Four ways to pay in installments

One solution to paying large bills is for taxpayers to use an installment agreement. There are four different types designed for different situations:

  1. Guaranteed Installment Agreement: This is designed for those who owe less than $10,000 (not including penalties or interest) and cannot pay the full amount within 120 days. The taxpayer pays monthly installments, and the debt is paid within three years. It does not involve a federal tax lien.
  2. Streamlined Installment Agreement: This is for taxpayers who owe less than $50,000 and cannot pay the balance within 72 months. The taxpayer pays a fee to set this up, which is smaller when using direct deposit to pay. There are different fees for reinstating or restructuring a previous installment agreement. It does not require a federal tax lien.
  3. Partial Payment Installment Agreement: If the debt is insurmountably large, the taxpayer can file a Form 433-F financial statement to report their income and living expenses. The bureau reviews the form and may agree to collect a smaller achievable sum. The taxpayer may have to liquidate some assets to pay the debt. It also requires biannual financial reviews to determine if increases in the installment amounts paid are warranted.
  4. Non-Streamlined Installment Agreement: Designed for those who owe $50,000 or more, this involves monthly payments. Approval is not a given, and the taxpayer negotiates with the IRS to determine the payment amount. As above, the taxpayer must file a Form 433-F and provide financial information. If the information is inaccurate, or the taxpayer failed to meet past arrangements, the IRS may refuse the taxpayer’s proposal.

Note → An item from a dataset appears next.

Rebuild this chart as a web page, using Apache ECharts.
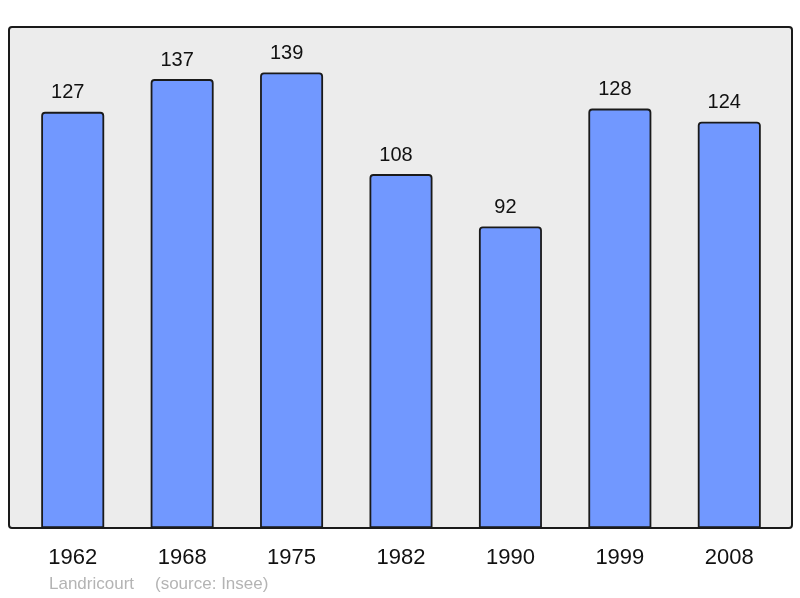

They can revoke the agreement

The IRS could revoke the agreement under the following circumstances:

  • Missed payments
  • Not filing a tax return as previously agreed
  • Inaccurate information on the F-433
  • They are paying partial installments, and there is a change in the taxpayer’s finances

Guidance may be necessary

Receiving a large tax bill can be stressful, particularly if the taxpayer did not anticipate it. Tax law attorneys can provide legal guidance to address the debt, negotiate terms for payment of Non-Streamlined and Streamlined agreements, and generally help guarantee the accuracy of all the paperwork.